The most complicated and time-consuming parts of building a new database system are usually the edge cases and low-level details. Concurrency control, consistency, handling faults, load balancing, that kind of thing. Almost every mature storage system will have to grapple with all of these problems at one point or another. For example, at a high level, load balancing hot partitions across brokers in Kafka is not that different from load balancing hot shards in MongoDB, but each system ends up re-implementing a custom load-balancing solution instead of focusing on their differentiating value to end-developers.
This is one of the most confusing aspects of the modern data infrastructure industry, why does every new system have to completely rebuild (not even reinvent!) the wheel? Most of them decide to reimplement common processes and components without substantially increasing the value gained from reimplementing them. For instance, many database builders start from scratch when building their own storage and query systems, but often merely emulate existing solutions. These items usually take a massive undertaking just to get basic features working, let alone correct.

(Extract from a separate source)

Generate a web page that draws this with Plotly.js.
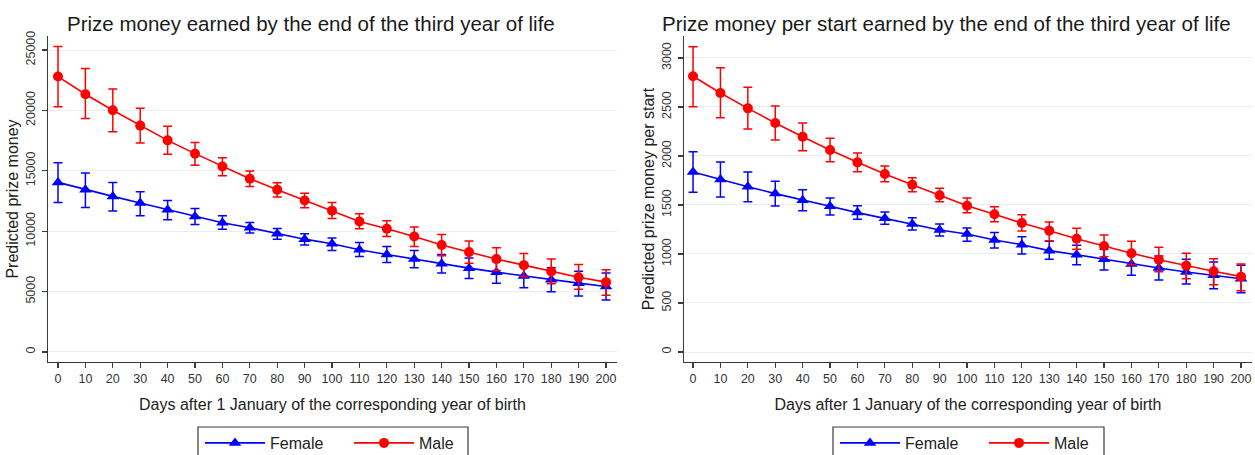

Take the OLTP database industry as an example. Ensuring that transactions always execute with "linearizable" or "serializable" isolation is just one of the dozens of incredibly challenging problems that must be solved before even the most basic correctness guarantees can be provided. Other challenges that will have to be solved: fault handling, load shedding, QoS, durability, and load balancing. The list goes on and on, and every new system has to at least make a reasonable attempt at all of them! Some vendors rode the hype wave of NoSQL to avoid providing meaningful guarantees, such as not providing linearizability in a lot of cases, but we think those days are long gone.